* **Collected data**:
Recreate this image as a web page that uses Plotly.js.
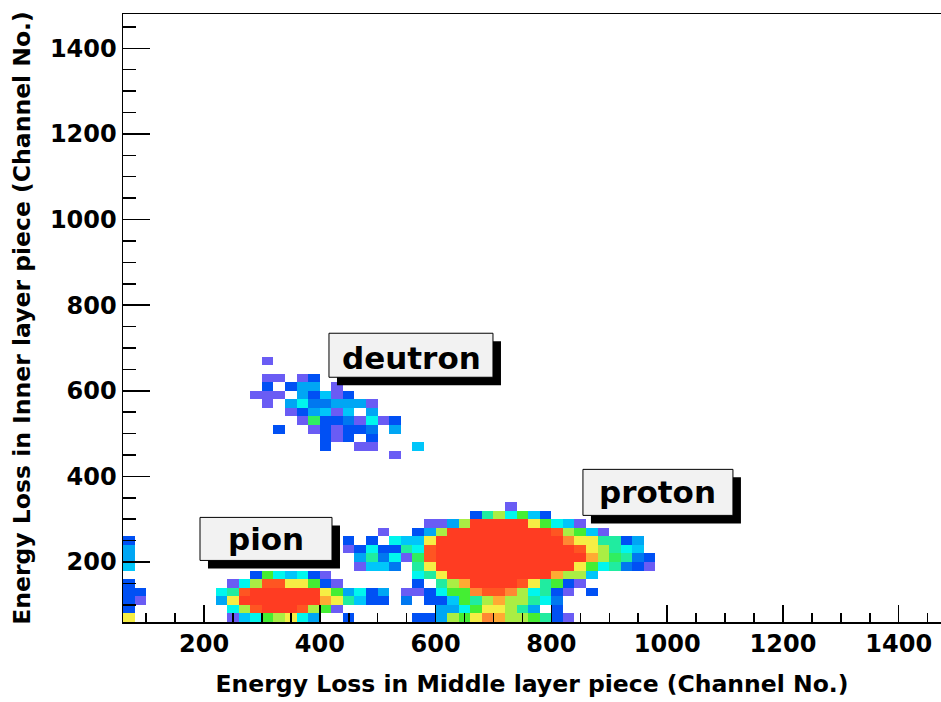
<!DOCTYPE html>
<html><head><meta charset="utf-8">
<script src="https://cdn.plot.ly/plotly-3.0.1.min.js"></script>
<style>html,body{margin:0;padding:0;background:#fff}#chart{width:941px;height:702px}</style>
</head><body><div id="chart"></div>
<script>
// ---- histogram binning ----
const xLow = 60, yLow = 60, binW = 20, binH = 20;
const nBinsX = 47, nBinsY = 32;

// colour level -> ROOT palette colour
const levelColors = ['#6a5cf4','#0050f4','#0078f0','#00a6f4','#00c6fa','#00f6ee','#20eca0',
  '#30ee60','#44ee33','#aaee44','#f6ee44','#ffaa33','#ff8833','#ff5522','#ff3c22'];

// row (y-bin index), first x-bin index, cell levels
const rowIndexY = [0,1,2,3,4,5,6,7,8,9,10,11,12,13,19,20,21,22,23,24,25,26,27,28,30];
const rowOffsetX = [0,0,0,0,0,0,0,0,0,0,0,0,0,0,11,11,11,11,11,11,11,11,11,11,11];
const rowLevels = [
  [11,0,0,0,0,0,0,0,0,1,5,6,9,10,11,6,4,0,0,2,0,0,0,0,0,2,2,4,10,9,11,13,12,10,10,9,7,2,1],
  [2,0,0,0,0,0,0,0,0,6,10,14,15,15,15,14,10,9,1,0,0,0,0,0,0,0,0,4,4,6,9,11,11,10,7,4,0,2],
  [2,1,0,0,0,0,0,0,4,11,15,15,15,15,15,15,15,12,11,7,5,2,2,0,3,0,2,2,5,9,7,10,12,10,10,7,6,3],
  [2,2,0,0,0,0,0,0,6,7,14,15,15,15,15,15,15,11,9,4,6,2,4,0,1,1,2,6,9,9,13,14,14,13,10,6,7,2,1,0,2],
  [2,0,0,0,0,0,0,0,0,1,6,10,14,14,11,11,9,2,1,0,0,0,0,0,0,2,0,7,10,12,15,15,15,15,14,11,7,9,2,1],
  [0,0,0,0,0,0,0,0,0,0,0,2,9,6,5,6,2,1,0,0,0,0,0,0,0,6,7,11,15,15,15,15,15,15,15,15,15,12,10,10,5],
  [5,0,0,0,0,0,0,0,0,0,0,0,0,0,0,0,0,0,0,0,1,5,5,3,0,7,11,15,15,15,15,15,15,15,15,15,15,15,15,11,9,6,7,3,2,1],
  [4,0,0,0,0,0,0,0,0,0,0,0,0,0,0,0,0,0,0,0,4,7,3,6,1,8,14,15,15,15,15,15,15,15,15,15,15,15,15,15,12,10,8,7,3,2],
  [4,0,0,0,0,0,0,0,0,0,0,0,0,0,0,0,0,0,0,1,2,6,2,2,7,6,14,15,15,15,15,15,15,15,15,15,15,15,15,14,11,10,7,6,5],
  [2,0,0,0,0,0,0,0,0,0,0,0,0,0,0,0,0,0,0,2,0,2,0,6,5,5,11,15,15,15,15,15,15,15,15,15,15,15,13,11,11,7,7,2,4],
  [0,0,0,0,0,0,0,0,0,0,0,0,0,0,0,0,0,0,0,0,0,0,1,0,0,2,4,10,15,15,15,15,15,15,15,15,15,14,10,9,5,1],
  [0,0,0,0,0,0,0,0,0,0,0,0,0,0,0,0,0,0,0,0,0,0,0,0,0,0,1,1,4,10,15,15,15,15,15,11,9,6,5,1],
  [0,0,0,0,0,0,0,0,0,0,0,0,0,0,0,0,0,0,0,0,0,0,0,0,0,0,0,0,0,0,2,7,10,6,9,5,2],
  [0,0,0,0,0,0,0,0,0,0,0,0,0,0,0,0,0,0,0,0,0,0,0,0,0,0,0,0,0,0,0,0,0,1],
  [0,0,0,0,0,0,0,0,0,0,0,0,1],
  [0,0,0,0,0,0,2,0,0,1,1,0,0,0,5],
  [0,0,0,0,0,0,2,1,2,0,2],
  [0,0,2,0,0,1,2,1,2,2,3,0,4],
  [0,0,0,0,1,8,2,2,3,1,6,1,2],
  [0,0,0,1,2,4,5,1,5,0,4],
  [0,1,0,4,6,3,3,4,4,4,1],
  [1,1,1,0,4,2,5,1,2],
  [0,2,0,2,4,4,0,1],
  [0,1,1,0,1,2],
  [0,1]
];

const tickValues = [200,400,600,800,1000,1200,1400];
const xTitle = 'Energy Loss in Middle layer piece (Channel No.)';
const yTitle = 'Energy Loss in Inner layer piece (Channel No.)';
const labelTexts = ['deutron','proton','pion'];

// ---- build matrix ----
const xCenters = Array.from({length:nBinsX}, (_,k) => xLow + binW*(k+0.5));
const yCenters = Array.from({length:nBinsY}, (_,j) => yLow + binH*(j+0.5));
const z = yCenters.map(() => xCenters.map(() => null));
rowIndexY.forEach((j, r) => {
  rowLevels[r].forEach((v, i) => { if (v > 0) z[j][rowOffsetX[r] + i] = v; });
});
const nL = levelColors.length;
const colorscale = [];
levelColors.forEach((c, i) => { colorscale.push([i/nL, c]); colorscale.push([(i+1)/nL, c]); });

const FONT = 'DejaVu Sans, Liberation Sans, Arial, sans-serif';
const trace = {
  type: 'heatmap', x: xCenters, y: yCenters, z: z,
  colorscale: colorscale, zmin: 0.5, zmax: nL + 0.5,
  showscale: false, hoverinfo: 'skip', xgap: 0, ygap: 0
};

// label boxes (data coords)
const boxes = [
  {x0:415.8, x1:699.1, y0:631.6, y1:734.4, tx:557.5, ty:677},
  {x0:854.5, x1:1113.6, y0:309, y1:416.5, tx:984, ty:364},
  {x0:193, x1:421, y0:203.8, y1:304.3, tx:307, ty:255}
];
const sdx = 8/0.57895, sdy = 8/0.4278;
const shapes = [], annotations = [];
boxes.forEach((b, i) => {
  shapes.push({type:'rect', xref:'x', yref:'y', layer:'above', x0:b.x0+sdx, x1:b.x1+sdx, y0:b.y0-sdy, y1:b.y1-sdy,
    fillcolor:'#000', line:{width:0}});
  shapes.push({type:'rect', xref:'x', yref:'y', layer:'above', x0:b.x0, x1:b.x1, y0:b.y0, y1:b.y1,
    fillcolor:'#f2f2f2', line:{color:'#000', width:1}});
  annotations.push({xref:'x', yref:'y', x:b.tx, y:b.ty, text:labelTexts[i], showarrow:false,
    font:{family:FONT, size:31, color:'#000', weight:700}});
});

const axisCommon = {
  showgrid:false, zeroline:false, showline:true, linecolor:'#000', linewidth:1.5,
  ticks:'inside', tickcolor:'#000', tickwidth:1.5, tickvals:tickValues,
  tickfont:{family:FONT, size:24, color:'#000', weight:700}
};
const layout = {
  width:941, height:702, margin:{l:123, r:0, t:14, b:80}, paper_bgcolor:'#fff', plot_bgcolor:'#fff',
  showlegend:false,
  xaxis: Object.assign({}, axisCommon, {range:[60,1473], mirror:true, ticklen:17,
    minor:{ticks:'inside', ticklen:9, dtick:50, tick0:0, tickcolor:'#000', tickwidth:1.5, showgrid:false},
    title:{text:xTitle, font:{family:FONT, size:23.5, color:'#000', weight:700}, standoff:18}}),
  yaxis: Object.assign({}, axisCommon, {range:[60,1480], ticklen:27,
    minor:{ticks:'inside', ticklen:13, dtick:50, tick0:0, tickcolor:'#000', tickwidth:1.5, showgrid:false},
    title:{text:yTitle, font:{family:FONT, size:23.5, color:'#000', weight:700}, standoff:12}}),
  shapes: shapes, annotations: annotations
};
Plotly.newPlot('chart', [trace], layout, {displayModeBar:false, staticPlot:true});
</script></body></html>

* **Brief**:
Give every line above again exactly, with no pictures.

* **Solution to this exercise**:
Recreate this image as a web page that uses Plotly.js.
<!DOCTYPE html>
<html><head><meta charset="utf-8">
<script src="https://cdn.plot.ly/plotly-3.0.1.min.js"></script>
<style>html,body{margin:0;padding:0;background:#fff}#chart{width:941px;height:702px}</style>
</head><body><div id="chart"></div>
<script>
// ---- histogram binning ----
const xLow = 60, yLow = 60, binW = 20, binH = 20;
const nBinsX = 47, nBinsY = 32;

// colour level -> ROOT palette colour
const levelColors = ['#6a5cf4','#0050f4','#0078f0','#00a6f4','#00c6fa','#00f6ee','#20eca0',
  '#30ee60','#44ee33','#aaee44','#f6ee44','#ffaa33','#ff8833','#ff5522','#ff3c22'];

// row (y-bin index), first x-bin index, cell levels
const rowIndexY = [0,1,2,3,4,5,6,7,8,9,10,11,12,13,19,20,21,22,23,24,25,26,27,28,30];
const rowOffsetX = [0,0,0,0,0,0,0,0,0,0,0,0,0,0,11,11,11,11,11,11,11,11,11,11,11];
const rowLevels = [
  [11,0,0,0,0,0,0,0,0,1,5,6,9,10,11,6,4,0,0,2,0,0,0,0,0,2,2,4,10,9,11,13,12,10,10,9,7,2,1],
  [2,0,0,0,0,0,0,0,0,6,10,14,15,15,15,14,10,9,1,0,0,0,0,0,0,0,0,4,4,6,9,11,11,10,7,4,0,2],
  [2,1,0,0,0,0,0,0,4,11,15,15,15,15,15,15,15,12,11,7,5,2,2,0,3,0,2,2,5,9,7,10,12,10,10,7,6,3],
  [2,2,0,0,0,0,0,0,6,7,14,15,15,15,15,15,15,11,9,4,6,2,4,0,1,1,2,6,9,9,13,14,14,13,10,6,7,2,1,0,2],
  [2,0,0,0,0,0,0,0,0,1,6,10,14,14,11,11,9,2,1,0,0,0,0,0,0,2,0,7,10,12,15,15,15,15,14,11,7,9,2,1],
  [0,0,0,0,0,0,0,0,0,0,0,2,9,6,5,6,2,1,0,0,0,0,0,0,0,6,7,11,15,15,15,15,15,15,15,15,15,12,10,10,5],
  [5,0,0,0,0,0,0,0,0,0,0,0,0,0,0,0,0,0,0,0,1,5,5,3,0,7,11,15,15,15,15,15,15,15,15,15,15,15,15,11,9,6,7,3,2,1],
  [4,0,0,0,0,0,0,0,0,0,0,0,0,0,0,0,0,0,0,0,4,7,3,6,1,8,14,15,15,15,15,15,15,15,15,15,15,15,15,15,12,10,8,7,3,2],
  [4,0,0,0,0,0,0,0,0,0,0,0,0,0,0,0,0,0,0,1,2,6,2,2,7,6,14,15,15,15,15,15,15,15,15,15,15,15,15,14,11,10,7,6,5],
  [2,0,0,0,0,0,0,0,0,0,0,0,0,0,0,0,0,0,0,2,0,2,0,6,5,5,11,15,15,15,15,15,15,15,15,15,15,15,13,11,11,7,7,2,4],
  [0,0,0,0,0,0,0,0,0,0,0,0,0,0,0,0,0,0,0,0,0,0,1,0,0,2,4,10,15,15,15,15,15,15,15,15,15,14,10,9,5,1],
  [0,0,0,0,0,0,0,0,0,0,0,0,0,0,0,0,0,0,0,0,0,0,0,0,0,0,1,1,4,10,15,15,15,15,15,11,9,6,5,1],
  [0,0,0,0,0,0,0,0,0,0,0,0,0,0,0,0,0,0,0,0,0,0,0,0,0,0,0,0,0,0,2,7,10,6,9,5,2],
  [0,0,0,0,0,0,0,0,0,0,0,0,0,0,0,0,0,0,0,0,0,0,0,0,0,0,0,0,0,0,0,0,0,1],
  [0,0,0,0,0,0,0,0,0,0,0,0,1],
  [0,0,0,0,0,0,2,0,0,1,1,0,0,0,5],
  [0,0,0,0,0,0,2,1,2,0,2],
  [0,0,2,0,0,1,2,1,2,2,3,0,4],
  [0,0,0,0,1,8,2,2,3,1,6,1,2],
  [0,0,0,1,2,4,5,1,5,0,4],
  [0,1,0,4,6,3,3,4,4,4,1],
  [1,1,1,0,4,2,5,1,2],
  [0,2,0,2,4,4,0,1],
  [0,1,1,0,1,2],
  [0,1]
];

const tickValues = [200,400,600,800,1000,1200,1400];
const xTitle = 'Energy Loss in Middle layer piece (Channel No.)';
const yTitle = 'Energy Loss in Inner layer piece (Channel No.)';
const labelTexts = ['deutron','proton','pion'];

// ---- build matrix ----
const xCenters = Array.from({length:nBinsX}, (_,k) => xLow + binW*(k+0.5));
const yCenters = Array.from({length:nBinsY}, (_,j) => yLow + binH*(j+0.5));
const z = yCenters.map(() => xCenters.map(() => null));
rowIndexY.forEach((j, r) => {
  rowLevels[r].forEach((v, i) => { if (v > 0) z[j][rowOffsetX[r] + i] = v; });
});
const nL = levelColors.length;
const colorscale = [];
levelColors.forEach((c, i) => { colorscale.push([i/nL, c]); colorscale.push([(i+1)/nL, c]); });

const FONT = 'DejaVu Sans, Liberation Sans, Arial, sans-serif';
const trace = {
  type: 'heatmap', x: xCenters, y: yCenters, z: z,
  colorscale: colorscale, zmin: 0.5, zmax: nL + 0.5,
  showscale: false, hoverinfo: 'skip', xgap: 0, ygap: 0
};

// label boxes (data coords)
const boxes = [
  {x0:415.8, x1:699.1, y0:631.6, y1:734.4, tx:557.5, ty:677},
  {x0:854.5, x1:1113.6, y0:309, y1:416.5, tx:984, ty:364},
  {x0:193, x1:421, y0:203.8, y1:304.3, tx:307, ty:255}
];
const sdx = 8/0.57895, sdy = 8/0.4278;
const shapes = [], annotations = [];
boxes.forEach((b, i) => {
  shapes.push({type:'rect', xref:'x', yref:'y', layer:'above', x0:b.x0+sdx, x1:b.x1+sdx, y0:b.y0-sdy, y1:b.y1-sdy,
    fillcolor:'#000', line:{width:0}});
  shapes.push({type:'rect', xref:'x', yref:'y', layer:'above', x0:b.x0, x1:b.x1, y0:b.y0, y1:b.y1,
    fillcolor:'#f2f2f2', line:{color:'#000', width:1}});
  annotations.push({xref:'x', yref:'y', x:b.tx, y:b.ty, text:labelTexts[i], showarrow:false,
    font:{family:FONT, size:31, color:'#000', weight:700}});
});

const axisCommon = {
  showgrid:false, zeroline:false, showline:true, linecolor:'#000', linewidth:1.5,
  ticks:'inside', tickcolor:'#000', tickwidth:1.5, tickvals:tickValues,
  tickfont:{family:FONT, size:24, color:'#000', weight:700}
};
const layout = {
  width:941, height:702, margin:{l:123, r:0, t:14, b:80}, paper_bgcolor:'#fff', plot_bgcolor:'#fff',
  showlegend:false,
  xaxis: Object.assign({}, axisCommon, {range:[60,1473], mirror:true, ticklen:17,
    minor:{ticks:'inside', ticklen:9, dtick:50, tick0:0, tickcolor:'#000', tickwidth:1.5, showgrid:false},
    title:{text:xTitle, font:{family:FONT, size:23.5, color:'#000', weight:700}, standoff:18}}),
  yaxis: Object.assign({}, axisCommon, {range:[60,1480], ticklen:27,
    minor:{ticks:'inside', ticklen:13, dtick:50, tick0:0, tickcolor:'#000', tickwidth:1.5, showgrid:false},
    title:{text:yTitle, font:{family:FONT, size:23.5, color:'#000', weight:700}, standoff:12}}),
  shapes: shapes, annotations: annotations
};
Plotly.newPlot('chart', [trace], layout, {displayModeBar:false, staticPlot:true});
</script></body></html>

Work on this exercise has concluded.